I posted a while back about how I had found my great great grandfather's grave in the West of Ireland, he died in 1899 and it's still the original headstone from 121 years ago. His wife is in with him too, as well as my great-grandfather and his wife, and then also the siblings of my grandfather. At the grave side I spoke to a man whose father is the first cousin of my own father, and he was telling me about how the graves were all dug by hand with shovels out there by members of the family.
And just last year I visited a graveyard in the East of Ireland where there was a small piece of land set aside for the local Catholic monastery. I had a look at some of the gravestones, and some of them had a person's name and date of birth on them, but not their date of death -- because they weren't dead yet. These graves belonged to the nuns living in the convent and it would become their final resting place.
So this all got me thinking.
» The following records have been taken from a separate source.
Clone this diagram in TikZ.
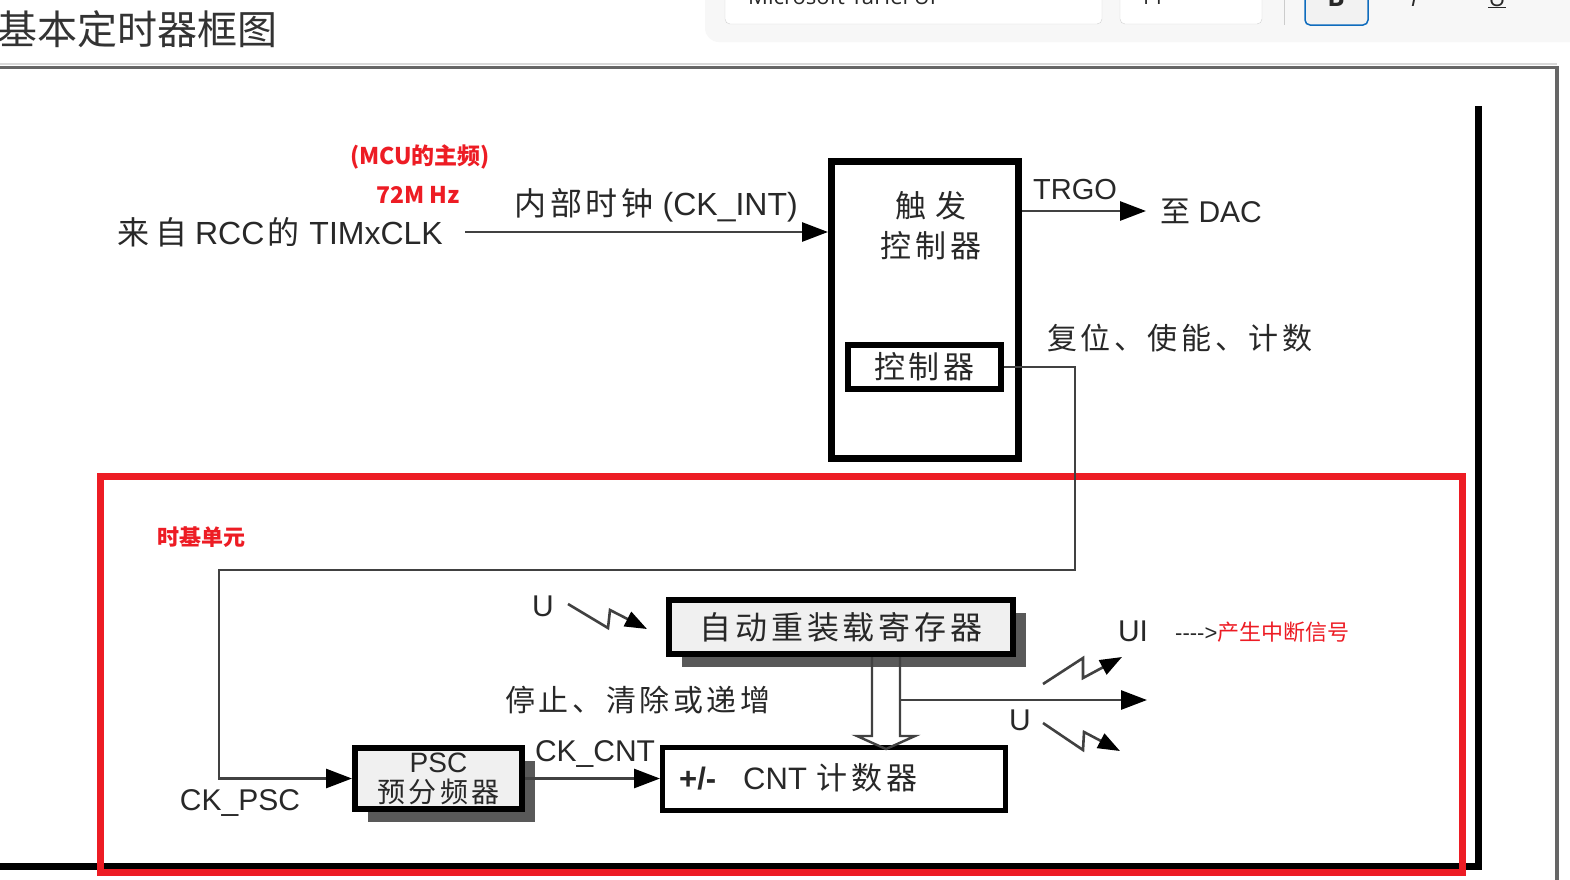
\documentclass[tikz,border=0pt]{standalone}
\usepackage{fontspec}
\setmainfont{Liberation Sans}
\newfontfamily\cjk{Noto Sans CJK SC}
\newfontfamily\cjksp[LetterSpace=12]{Noto Sans CJK SC}
\newfontfamily\uifont{Open Sans}
\usetikzlibrary{arrows.meta,shadows,positioning}
\definecolor{markred}{RGB}{237,28,36}
\definecolor{inkgray}{RGB}{40,40,40}
\definecolor{linegray}{RGB}{65,65,65}
\definecolor{uiblue}{RGB}{15,108,189}
\newcommand{\zh}[1]{{\cjk #1}}
\newcommand{\zhs}[1]{{\cjksp #1}}

\begin{document}
\begin{tikzpicture}[x=1pt,y=-1pt,
	lbl/.style={inner sep=0pt, text=inkgray, font=\fontsize{30}{38}\selectfont},
	redlbl/.style={inner sep=0pt, text=markred, font=\fontsize{22}{26}\selectfont\cjk\bfseries},
	uitxt/.style={inner sep=0pt, text=inkgray, font=\uifont\fontsize{22}{24}\selectfont},
	blockbox/.style={draw=black, line width=6pt, inner sep=0pt, fill=white, text=inkgray},
	regbox/.style={blockbox, fill=black!6, drop shadow={shadow xshift=13pt, shadow yshift=-13pt, fill=black!65, opacity=1}},
	sig/.style={draw=linegray, line width=2.8pt},
	sigarrow/.style={sig, -{Triangle[length=26pt,width=19pt,color=black]}},
	bolt/.style={sig, line width=2.6pt, -{Triangle[length=22pt,width=16pt,color=black]}}]

	\useasboundingbox (0,0) rectangle (1570,879);
	\clip (0,0) rectangle (1570,879);
	\fill[white] (0,0) rectangle (1570,879);

	% editor toolbar and page frame
	\fill[black!3, rounded corners=14pt] (705,-30) rectangle (1600,42);
	\draw[black!18, fill=white, rounded corners=5pt] (725,-20) rectangle (1102,24);
	\draw[black!18, fill=white, rounded corners=5pt] (1120,-20) rectangle (1262,24);
	\draw[black!20, line width=1pt] (1284,-5) -- (1284,25);
	\draw[uiblue, fill=black!5, line width=1.5pt, rounded corners=5pt] (1305,-20) rectangle (1368,25);
	\node[uitxt, anchor=base west] (fontname) at (748,4) {Microsoft YaHei UI};
	\node[uitxt, anchor=base] (fontsize) at (1152,4) {11};
	\node[uitxt, anchor=base, font=\uifont\bfseries\fontsize{26}{28}\selectfont] (boldbtn) at (1336,6) {B};
	\node[uitxt, anchor=base, font=\uifont\itshape\fontsize{24}{26}\selectfont] (italbtn) at (1414,6) {I};
	\node[uitxt, anchor=base, font=\uifont\fontsize{24}{26}\selectfont] (ulbtn) at (1497,6) {\underline{U}};

	\node[anchor=west, inner sep=0pt, font=\fontsize{40}{42}\selectfont\cjk, text=black!80] (title) at (-3,29) {基本定时器框图};

	\draw[black!15, line width=2pt] (0,63.5) -- (1557,63.5);
	\draw[black!60, line width=3.5pt] (0,67.5) -- (1557,67.5) -- (1557,885);
	\draw[black, line width=7pt] (1478,106) -- (1478,866) -- (-5,866);
	\draw[markred, line width=7pt] (100.5,476.5) rectangle (1462,872.5);

	% trigger controller
	\node[redlbl, font=\fontsize{23}{26}\selectfont\cjk\bfseries] (mcu) at (420,157) {(MCU的主频)};
	\node[redlbl, font=\fontsize{23}{26}\selectfont\cjk\bfseries] (freq) at (418,195) {72M Hz};
	\node[lbl, anchor=east, font=\fontsize{32}{38}\selectfont] (clksrc) at (443,232) {\zh{来}\hspace{6pt}\zh{自}\hspace{8pt}RCC\hspace{3pt}\zh{的}\hspace{10pt}TIMxCLK};
	\node[lbl, font=\fontsize{32}{38}\selectfont] (ckint) at (656,205) {\zhs{内部时钟} (CK\_INT)};
	\node[blockbox, line width=7pt, minimum width=187pt, minimum height=297pt] (trig) at (925,310) {};
	\node[lbl, align=center, font=\fontsize{31}{40}\selectfont\cjksp] (trigtxt) at (931,226) {触\hspace{10pt}发\\控制器};
	\node[blockbox, minimum width=153pt, minimum height=44pt, font=\fontsize{31}{36}\selectfont\cjksp] (ctrl) at (924.5,367) {控制器};
	\node[lbl, anchor=west] (dac) at (1160,211) {\zh{至} DAC};
	\node[lbl, font=\fontsize{29}{30}\selectfont] (trgo) at (1075,190) {TRGO};
	\node[lbl, anchor=west] (rst) at (1047,338) {\zhs{复位、使能、计数}};

	\coordinate[right=22pt of clksrc.east] (clkstart);
	\draw[sigarrow] (clkstart) -- (clkstart -| trig.west);
	\draw[sigarrow, shorten >=14pt] (trig.east |- dac.west) -- (dac.west);

	% time base unit
	\node[redlbl, anchor=west] (tbunit) at (157,537) {时基单元};
	\node[regbox, minimum width=344pt, minimum height=54pt, font=\fontsize{32}{34}\selectfont\cjksp] (reload) at (841,627) {自动重装载寄存器};
	\node[regbox, minimum width=167pt, minimum height=61pt, align=center, font=\fontsize{28}{30}\selectfont] (psc) at (438.5,778.5) {PSC\\\zhs{预分频器}};
	\node[blockbox, line width=5pt, minimum width=343pt, minimum height=63pt] (cnt) at (834,779) {};
	\node[lbl, anchor=west, font=\fontsize{31}{36}\selectfont] (cnttxt) at (679,778) {\textbf{+/-}\hspace{27pt}CNT\hspace{10pt}\zhs{计数器}};
	\node[lbl] (ckpsc) at (240,803) {CK\_PSC};
	\node[lbl] (ckcnt) at (595,754) {CK\_CNT};
	\node[lbl] (uload) at (543,606) {U};
	\node[lbl] (stop) at (638,700) {\zhs{停止、清除或递增}};
	\node[lbl] (uiflag) at (1133,631) {UI};
	\node[lbl] (uupd) at (1020,720) {U};
	\node[anchor=west, inner sep=0pt, font=\fontsize{22}{24}\selectfont, text=inkgray] (irq) at (1175,632) {-\kern0pt-\kern0pt-\kern0pt-\kern0pt>\textcolor{markred}{\zh{产生中断信号}}};

	\coordinate (fbtop) at (1075,570);
	\coordinate (fbleft) at (219,570);
	\draw[sigarrow] (ctrl.east) -| (fbtop) -- (fbleft) |- (psc.west);
	\draw[sigarrow] (psc.east) -- (psc.east -| cnt.west);

	\draw[sig, line width=2.4pt] ([xshift=31pt]reload.south) -- ++(0,79) -- ++(-15,0) -- ++(29,13) -- ++(29,-13) -- ++(-15,0) -- ++(0,-79);
	\coordinate (ubr) at (900,700);
	\coordinate (uout) at (1147,700);
	\draw[sigarrow] (ubr) -- (uout);

	\coordinate (bolt1) at (568,604);
	\coordinate (bolt2) at (1043,684);
	\coordinate (bolt3) at (1043,723);
	\draw[bolt] (bolt1) -- ++(40,24) -- ++(2,-18) -- ++(37,19);
	\draw[bolt] (bolt2) -- ++(40,-26) -- ++(0,20) -- ++(39,-21);
	\draw[bolt] (bolt3) -- ++(40,27) -- ++(1,-18) -- ++(36,19);

\end{tikzpicture}
\end{document}
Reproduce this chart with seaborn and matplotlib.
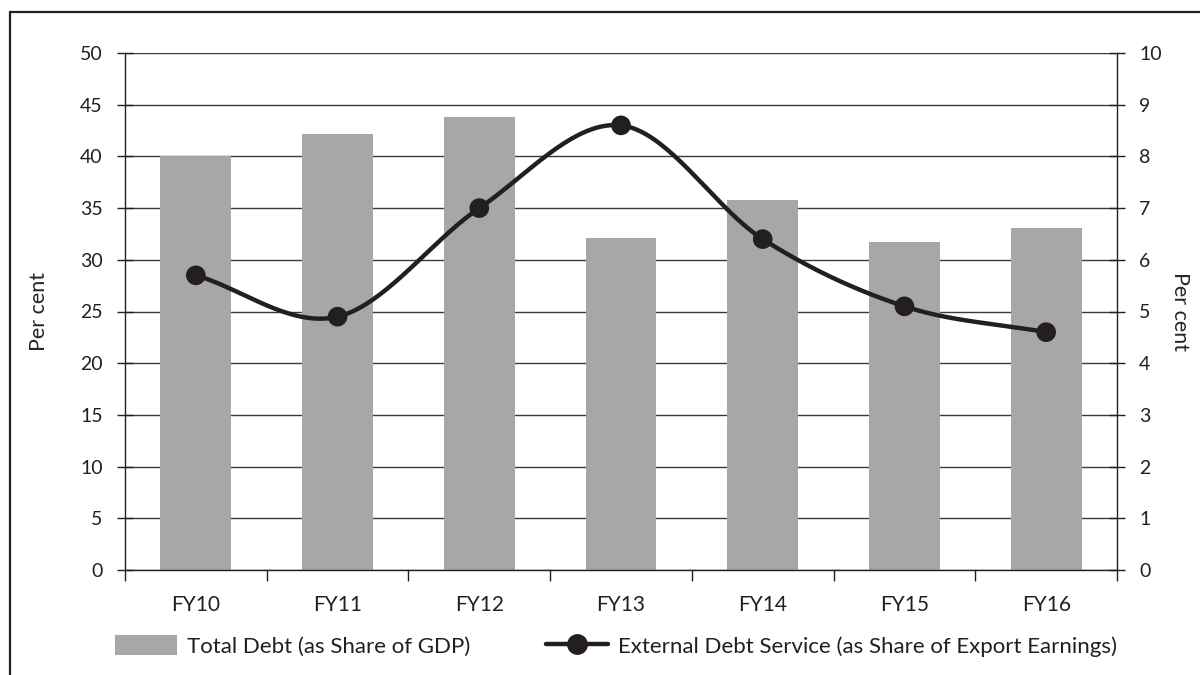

How weird would I be to buy a burial plot in a graveyard, dig down 6 foot by myself with a shovel, and then put up a headstone with my name and date of birth on it? I might live for another 60 years so I'd have to put a little cement at the bottom and then maybe put boards to keep the sides up.
A friend of mine died 13 days ago and he was buried 3 days afterward. I went to see his grave the very next day in the hope that I'd see the clay in a mound, but the grave looked like it had never been touched. His two parents were already in there, and the grave had removeable concrete slabs on top of it, so the undertakers didn't need to break concrete. They just moved the slabs away, took out a little clay, put another coffin in, put the clay back and put the slabs back. When they placed the pebbles back down on top of the concrete slabs it looked like it had never been touched. I wouldn't mind if mine could be done like that when I'm gone. All done in a few hours and let everyone get on with their lives.